DESCRIPTION OF THE TASK
Provide the count of lines that hold "this" and no other output.

TASK DATA

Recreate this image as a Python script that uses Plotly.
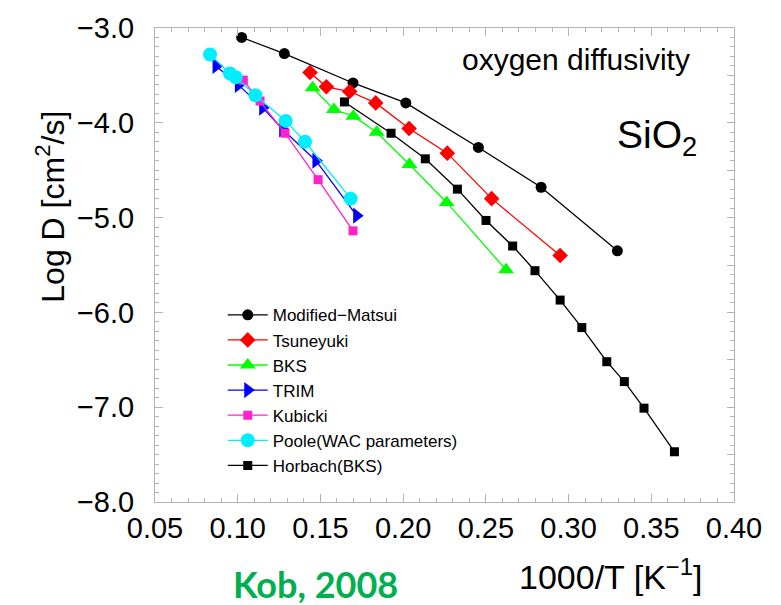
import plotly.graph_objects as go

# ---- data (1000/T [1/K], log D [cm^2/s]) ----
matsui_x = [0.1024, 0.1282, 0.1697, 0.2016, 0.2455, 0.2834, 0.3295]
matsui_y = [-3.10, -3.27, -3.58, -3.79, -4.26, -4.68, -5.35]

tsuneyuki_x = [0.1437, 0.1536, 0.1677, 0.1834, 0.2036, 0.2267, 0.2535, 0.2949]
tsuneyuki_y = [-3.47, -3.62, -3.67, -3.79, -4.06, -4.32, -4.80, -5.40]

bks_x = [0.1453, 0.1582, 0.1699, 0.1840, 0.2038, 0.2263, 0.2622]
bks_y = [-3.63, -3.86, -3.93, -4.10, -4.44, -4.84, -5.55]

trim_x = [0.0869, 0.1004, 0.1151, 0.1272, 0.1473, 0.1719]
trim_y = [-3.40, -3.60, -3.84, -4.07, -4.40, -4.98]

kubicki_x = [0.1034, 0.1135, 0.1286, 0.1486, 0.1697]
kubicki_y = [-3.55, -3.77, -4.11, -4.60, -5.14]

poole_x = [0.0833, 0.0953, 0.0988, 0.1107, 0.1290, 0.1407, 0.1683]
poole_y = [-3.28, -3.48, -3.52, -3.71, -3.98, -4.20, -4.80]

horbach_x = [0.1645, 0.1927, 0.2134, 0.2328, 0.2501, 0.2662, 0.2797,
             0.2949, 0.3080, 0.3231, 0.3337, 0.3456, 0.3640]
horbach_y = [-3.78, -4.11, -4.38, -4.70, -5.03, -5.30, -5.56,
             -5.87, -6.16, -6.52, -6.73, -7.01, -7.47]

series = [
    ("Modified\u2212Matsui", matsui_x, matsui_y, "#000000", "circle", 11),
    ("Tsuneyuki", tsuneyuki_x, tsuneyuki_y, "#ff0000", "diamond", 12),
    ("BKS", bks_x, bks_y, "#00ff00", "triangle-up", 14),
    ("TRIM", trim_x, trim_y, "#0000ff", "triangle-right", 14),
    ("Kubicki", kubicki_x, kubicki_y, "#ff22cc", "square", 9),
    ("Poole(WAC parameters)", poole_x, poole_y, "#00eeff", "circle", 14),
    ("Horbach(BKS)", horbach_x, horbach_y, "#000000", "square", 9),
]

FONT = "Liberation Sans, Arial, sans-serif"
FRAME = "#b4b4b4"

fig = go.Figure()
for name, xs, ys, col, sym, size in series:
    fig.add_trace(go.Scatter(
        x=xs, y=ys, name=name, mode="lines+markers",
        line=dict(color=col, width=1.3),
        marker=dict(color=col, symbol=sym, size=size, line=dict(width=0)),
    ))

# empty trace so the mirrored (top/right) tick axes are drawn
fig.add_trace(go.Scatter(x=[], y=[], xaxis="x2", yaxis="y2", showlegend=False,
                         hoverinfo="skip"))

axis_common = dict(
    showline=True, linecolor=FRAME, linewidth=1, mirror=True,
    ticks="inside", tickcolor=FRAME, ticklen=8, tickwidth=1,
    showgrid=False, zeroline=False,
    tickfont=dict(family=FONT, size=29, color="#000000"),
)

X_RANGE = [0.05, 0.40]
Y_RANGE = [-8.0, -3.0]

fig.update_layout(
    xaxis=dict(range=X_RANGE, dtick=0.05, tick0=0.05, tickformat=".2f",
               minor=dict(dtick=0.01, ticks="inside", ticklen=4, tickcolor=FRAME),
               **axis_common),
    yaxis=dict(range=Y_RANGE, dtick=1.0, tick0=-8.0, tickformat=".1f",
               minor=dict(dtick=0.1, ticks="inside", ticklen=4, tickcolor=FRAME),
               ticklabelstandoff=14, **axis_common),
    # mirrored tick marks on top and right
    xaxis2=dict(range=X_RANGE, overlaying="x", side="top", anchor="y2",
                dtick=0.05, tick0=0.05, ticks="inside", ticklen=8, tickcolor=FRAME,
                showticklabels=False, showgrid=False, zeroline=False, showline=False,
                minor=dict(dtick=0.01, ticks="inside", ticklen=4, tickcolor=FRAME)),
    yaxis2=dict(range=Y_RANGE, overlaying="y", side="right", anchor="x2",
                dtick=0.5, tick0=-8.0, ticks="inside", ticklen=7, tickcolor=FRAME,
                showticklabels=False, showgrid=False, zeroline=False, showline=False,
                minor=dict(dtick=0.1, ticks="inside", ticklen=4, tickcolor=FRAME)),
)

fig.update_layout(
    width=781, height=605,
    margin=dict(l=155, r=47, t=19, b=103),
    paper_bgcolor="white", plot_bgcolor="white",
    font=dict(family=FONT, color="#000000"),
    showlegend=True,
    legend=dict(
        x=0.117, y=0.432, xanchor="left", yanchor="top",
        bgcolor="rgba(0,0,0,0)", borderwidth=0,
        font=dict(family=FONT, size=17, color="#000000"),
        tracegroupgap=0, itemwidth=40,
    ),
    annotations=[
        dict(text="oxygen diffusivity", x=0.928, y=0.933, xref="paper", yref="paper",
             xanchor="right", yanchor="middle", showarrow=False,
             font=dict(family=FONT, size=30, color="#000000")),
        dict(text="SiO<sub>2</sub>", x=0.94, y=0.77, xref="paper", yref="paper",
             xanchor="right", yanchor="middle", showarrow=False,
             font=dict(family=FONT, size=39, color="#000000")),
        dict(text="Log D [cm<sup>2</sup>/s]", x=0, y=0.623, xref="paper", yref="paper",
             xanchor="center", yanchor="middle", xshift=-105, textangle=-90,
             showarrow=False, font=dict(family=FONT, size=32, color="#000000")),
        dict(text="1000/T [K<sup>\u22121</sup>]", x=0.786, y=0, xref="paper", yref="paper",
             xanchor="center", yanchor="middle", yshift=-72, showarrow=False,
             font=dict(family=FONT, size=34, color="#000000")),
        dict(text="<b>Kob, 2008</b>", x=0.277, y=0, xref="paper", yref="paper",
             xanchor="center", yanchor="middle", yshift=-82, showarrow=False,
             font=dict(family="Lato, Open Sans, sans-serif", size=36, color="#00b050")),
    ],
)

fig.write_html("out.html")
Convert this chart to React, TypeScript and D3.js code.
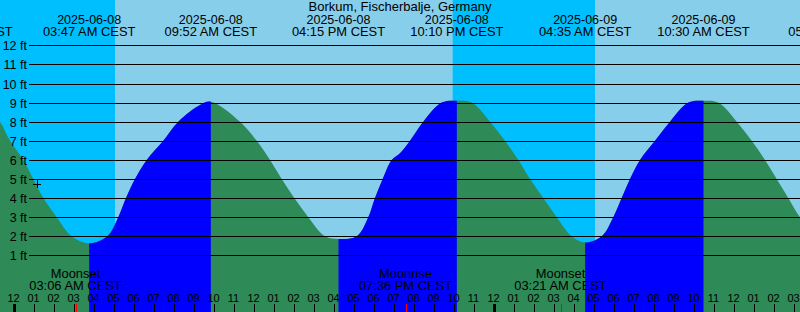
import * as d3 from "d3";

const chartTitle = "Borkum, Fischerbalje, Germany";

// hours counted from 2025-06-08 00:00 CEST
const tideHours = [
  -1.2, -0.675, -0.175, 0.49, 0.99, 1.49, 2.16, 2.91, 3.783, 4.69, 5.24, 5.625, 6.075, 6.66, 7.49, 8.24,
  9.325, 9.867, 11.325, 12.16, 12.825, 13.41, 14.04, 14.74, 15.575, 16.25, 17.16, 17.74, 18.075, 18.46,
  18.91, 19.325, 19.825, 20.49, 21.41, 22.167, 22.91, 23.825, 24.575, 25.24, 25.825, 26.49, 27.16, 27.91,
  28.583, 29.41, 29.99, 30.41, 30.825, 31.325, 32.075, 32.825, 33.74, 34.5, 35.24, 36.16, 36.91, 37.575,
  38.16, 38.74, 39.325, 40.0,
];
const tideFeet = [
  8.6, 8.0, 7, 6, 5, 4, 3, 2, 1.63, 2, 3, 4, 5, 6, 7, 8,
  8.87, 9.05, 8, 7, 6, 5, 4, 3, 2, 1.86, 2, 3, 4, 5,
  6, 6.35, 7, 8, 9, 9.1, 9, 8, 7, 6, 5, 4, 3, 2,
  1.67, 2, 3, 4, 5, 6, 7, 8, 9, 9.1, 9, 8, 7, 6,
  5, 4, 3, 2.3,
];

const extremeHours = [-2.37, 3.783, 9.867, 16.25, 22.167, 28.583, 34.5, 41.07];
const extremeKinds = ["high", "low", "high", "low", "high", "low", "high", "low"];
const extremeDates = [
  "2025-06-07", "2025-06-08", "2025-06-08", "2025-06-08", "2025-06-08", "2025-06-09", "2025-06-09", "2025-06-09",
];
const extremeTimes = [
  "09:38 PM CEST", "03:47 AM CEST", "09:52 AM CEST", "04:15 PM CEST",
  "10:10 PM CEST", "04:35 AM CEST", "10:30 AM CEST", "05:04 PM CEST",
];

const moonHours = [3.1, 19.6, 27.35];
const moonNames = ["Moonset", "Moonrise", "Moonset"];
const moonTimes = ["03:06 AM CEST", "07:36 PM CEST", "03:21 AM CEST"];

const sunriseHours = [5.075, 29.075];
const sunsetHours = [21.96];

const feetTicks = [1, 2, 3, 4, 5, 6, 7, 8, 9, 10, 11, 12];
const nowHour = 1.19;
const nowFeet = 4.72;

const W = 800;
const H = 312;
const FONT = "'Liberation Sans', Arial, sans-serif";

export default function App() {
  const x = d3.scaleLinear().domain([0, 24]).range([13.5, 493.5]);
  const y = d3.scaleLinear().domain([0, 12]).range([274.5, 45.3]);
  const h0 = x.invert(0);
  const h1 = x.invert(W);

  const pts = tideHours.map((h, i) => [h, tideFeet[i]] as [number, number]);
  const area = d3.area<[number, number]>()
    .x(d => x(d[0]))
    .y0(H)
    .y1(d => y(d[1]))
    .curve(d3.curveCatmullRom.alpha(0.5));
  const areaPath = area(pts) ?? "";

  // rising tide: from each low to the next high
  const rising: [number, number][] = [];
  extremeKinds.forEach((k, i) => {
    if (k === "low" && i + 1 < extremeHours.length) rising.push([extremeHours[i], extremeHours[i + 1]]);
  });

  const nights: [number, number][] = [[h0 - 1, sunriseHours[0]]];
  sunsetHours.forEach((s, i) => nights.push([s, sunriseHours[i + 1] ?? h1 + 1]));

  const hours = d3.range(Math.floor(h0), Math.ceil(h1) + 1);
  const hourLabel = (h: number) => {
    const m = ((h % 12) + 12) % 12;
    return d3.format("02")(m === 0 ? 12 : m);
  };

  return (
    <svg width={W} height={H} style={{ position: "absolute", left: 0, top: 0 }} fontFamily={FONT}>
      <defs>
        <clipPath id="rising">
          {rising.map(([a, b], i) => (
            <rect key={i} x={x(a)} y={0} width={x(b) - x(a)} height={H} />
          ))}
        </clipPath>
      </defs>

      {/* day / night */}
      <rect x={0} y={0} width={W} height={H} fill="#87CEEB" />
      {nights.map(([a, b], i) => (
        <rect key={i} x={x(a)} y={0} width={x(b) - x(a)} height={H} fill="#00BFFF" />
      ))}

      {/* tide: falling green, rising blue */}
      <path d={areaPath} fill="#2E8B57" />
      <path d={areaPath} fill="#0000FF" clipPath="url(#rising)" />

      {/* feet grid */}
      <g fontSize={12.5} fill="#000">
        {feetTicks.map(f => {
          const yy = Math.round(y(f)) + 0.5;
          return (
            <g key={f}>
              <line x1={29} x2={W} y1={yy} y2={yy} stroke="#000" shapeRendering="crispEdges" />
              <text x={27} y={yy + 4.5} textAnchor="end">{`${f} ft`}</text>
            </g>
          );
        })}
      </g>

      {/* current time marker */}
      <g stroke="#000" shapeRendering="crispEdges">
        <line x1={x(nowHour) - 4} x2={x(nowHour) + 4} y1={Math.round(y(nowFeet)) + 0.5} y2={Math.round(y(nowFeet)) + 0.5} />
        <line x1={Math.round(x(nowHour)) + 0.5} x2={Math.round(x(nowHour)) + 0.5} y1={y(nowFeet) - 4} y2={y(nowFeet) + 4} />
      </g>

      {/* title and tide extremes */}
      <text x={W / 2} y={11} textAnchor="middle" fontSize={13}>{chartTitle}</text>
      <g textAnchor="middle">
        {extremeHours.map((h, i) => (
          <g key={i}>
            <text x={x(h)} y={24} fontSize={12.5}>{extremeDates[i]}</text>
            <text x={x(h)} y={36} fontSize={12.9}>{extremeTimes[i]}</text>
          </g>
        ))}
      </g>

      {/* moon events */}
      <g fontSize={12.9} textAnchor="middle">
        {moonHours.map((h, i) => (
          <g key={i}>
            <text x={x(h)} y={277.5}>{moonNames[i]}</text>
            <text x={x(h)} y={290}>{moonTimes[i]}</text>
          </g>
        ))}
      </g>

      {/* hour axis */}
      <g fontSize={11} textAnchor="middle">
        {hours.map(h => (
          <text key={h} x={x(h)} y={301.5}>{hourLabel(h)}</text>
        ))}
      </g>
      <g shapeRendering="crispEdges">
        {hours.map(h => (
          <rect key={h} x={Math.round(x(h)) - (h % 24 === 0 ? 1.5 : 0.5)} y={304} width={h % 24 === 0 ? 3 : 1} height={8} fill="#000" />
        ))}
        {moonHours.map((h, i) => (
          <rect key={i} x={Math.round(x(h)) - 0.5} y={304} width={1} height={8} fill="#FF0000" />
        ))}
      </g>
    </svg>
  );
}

PROBLEM SOLUTION
2